:: Supplied information

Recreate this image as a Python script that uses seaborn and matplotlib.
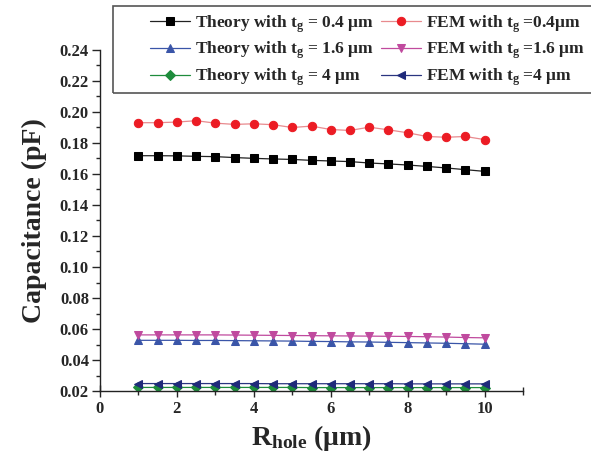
import numpy as np
import pandas as pd
import matplotlib
matplotlib.use("Agg")
import matplotlib.pyplot as plt
from matplotlib.patches import Rectangle
from matplotlib.ticker import MultipleLocator, FormatStrFormatter
import seaborn as sns

# ---- data ----
r_hole = [1, 1.5, 2, 2.5, 3, 3.5, 4, 4.5, 5, 5.5, 6, 6.5, 7, 7.5, 8, 8.5, 9, 9.5, 10]
theory_04 = [0.1718, 0.1718, 0.1717, 0.1714, 0.1712, 0.1706, 0.1701, 0.1697, 0.1694, 0.1688,
             0.1684, 0.1680, 0.1671, 0.1665, 0.1658, 0.1649, 0.1639, 0.1628, 0.1617]
fem_04 = [0.1931, 0.1931, 0.1935, 0.1944, 0.1928, 0.1920, 0.1924, 0.1918, 0.1900, 0.1909,
          0.1887, 0.1881, 0.1902, 0.1885, 0.1866, 0.1842, 0.1837, 0.1842, 0.1822]
theory_16 = [0.0527, 0.0527, 0.0527, 0.0526, 0.0526, 0.0525, 0.0524, 0.0523, 0.0522, 0.0520,
             0.0519, 0.0517, 0.0516, 0.0514, 0.0512, 0.0510, 0.0508, 0.0505, 0.0502]
fem_16 = [0.0562, 0.0562, 0.0562, 0.0562, 0.0562, 0.0561, 0.0560, 0.0559, 0.0558, 0.0557,
          0.0556, 0.0555, 0.0554, 0.0553, 0.0552, 0.0550, 0.0548, 0.0545, 0.0543]
theory_4 = [0.0223, 0.0223, 0.0223, 0.0223, 0.0223, 0.0223, 0.0223, 0.0223, 0.0223, 0.0222,
            0.0222, 0.0222, 0.0222, 0.0222, 0.0222, 0.0222, 0.0222, 0.0222, 0.0222]
fem_4 = [0.0248, 0.0248, 0.0248, 0.0248, 0.0248, 0.0248, 0.0248, 0.0247, 0.0247, 0.0247,
         0.0247, 0.0247, 0.0247, 0.0247, 0.0246, 0.0246, 0.0246, 0.0246, 0.0246]

labels = ["Theory with t$_\\mathrm{g}$ = 0.4 μm", "Theory with t$_\\mathrm{g}$ = 1.6 μm",
          "Theory with t$_\\mathrm{g}$ = 4 μm", "FEM with t$_\\mathrm{g}$ =0.4μm",
          "FEM with t$_\\mathrm{g}$ =1.6 μm", "FEM with t$_\\mathrm{g}$ =4 μm"]
series = [theory_04, theory_16, theory_4, fem_04, fem_16, fem_4]
markers = ["s", "^", "D", "o", "v", "<"]
mcolors = ["#000000", "#3a55a8", "#1e8c3c", "#ec1c24", "#c04a9e", "#1f2a7a"]
lcolors = ["#222222", "#3a55a8", "#1e8c3c", "#e88a8e", "#c04a9e", "#2a3580"]
msizes = [5.2, 5.5, 4.6, 6.0, 5.5, 5.5]

sns.set_style("ticks")
plt.rcParams["font.family"] = ["Liberation Serif", "DejaVu Serif"]
plt.rcParams["font.weight"] = "bold"
plt.rcParams["mathtext.fontset"] = "custom"
plt.rcParams["mathtext.rm"] = "Liberation Serif:bold"
plt.rcParams["mathtext.it"] = "Liberation Serif:bold"
plt.rcParams["mathtext.bf"] = "Liberation Serif:bold"

W, H = 591, 459
fig = plt.figure(figsize=(W / 100, H / 100), dpi=100)
ax = fig.add_axes([100 / W, 68 / H, 423 / W, 341 / H])

handles = []
for ys, lab, mk, mc, lc, ms in zip(series, labels, markers, mcolors, lcolors, msizes):
    df = pd.DataFrame({"x": r_hole, "y": ys})
    sns.lineplot(data=df, x="x", y="y", ax=ax, color=lc, linewidth=0.9,
                 marker=mk, markersize=ms, markerfacecolor=mc, markeredgecolor=mc,
                 label=lab, legend=False)
    handles.append(ax.lines[-1])

ax.set_xlim(0, 11)
ax.set_ylim(0.02, 0.24)
ax.xaxis.set_major_locator(MultipleLocator(2))
ax.xaxis.set_minor_locator(MultipleLocator(1))
ax.yaxis.set_major_locator(MultipleLocator(0.02))
ax.yaxis.set_minor_locator(MultipleLocator(0.01))
ax.yaxis.set_major_formatter(FormatStrFormatter("%.2f"))
ax.set_xticks([0, 2, 4, 6, 8, 10])

for s in ["top", "right"]:
    ax.spines[s].set_visible(False)
for s in ["left", "bottom"]:
    ax.spines[s].set_linewidth(1.0)
    ax.spines[s].set_color("#222222")

ax.tick_params(axis="x", which="major", direction="inout", length=9, width=1.0, labelsize=12, pad=3)
ax.tick_params(axis="x", which="minor", direction="inout", length=6, width=1.0)
ax.tick_params(axis="y", which="major", direction="out", length=6, width=1.0, labelsize=12, pad=2)
ax.tick_params(axis="y", which="minor", direction="out", length=3, width=1.0)
for t in ax.get_xticklabels() + ax.get_yticklabels():
    t.set_fontweight("bold")

ax.set_xlabel("R$_\\mathrm{hole}$ (μm)", fontsize=20, fontweight="bold", labelpad=4)
ax.set_ylabel("Capacitance (pF)", fontsize=20, fontweight="bold", labelpad=9)

# legend frame (extends past the right edge of the figure, as in the original)
fig.patches.append(Rectangle((113 / W, 1 - 93 / H), 500 / W, 87 / H,
                             transform=fig.transFigure, fill=False,
                             edgecolor="#555555", linewidth=1.2, zorder=5))

leg = fig.legend(handles=handles, labels=labels, ncol=2, loc="upper left",
                 bbox_to_anchor=(150 / W, 1 - 13 / H), fontsize=12.5,
                 frameon=False, handlelength=2.3, handletextpad=0.3,
                 columnspacing=0.4, labelspacing=0.3, borderpad=0, borderaxespad=0)
for t in leg.get_texts():
    t.set_fontweight("bold")

fig.savefig("out.png", dpi=100)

::::

[Your objective]: Pictures stay out. Print the data exactly, from its first line through the line containing "import seaborn as sns".

[Final answer]:
Recreate this image as a Python script that uses seaborn and matplotlib.
import numpy as np
import pandas as pd
import matplotlib
matplotlib.use("Agg")
import matplotlib.pyplot as plt
from matplotlib.patches import Rectangle
from matplotlib.ticker import MultipleLocator, FormatStrFormatter
import seaborn as sns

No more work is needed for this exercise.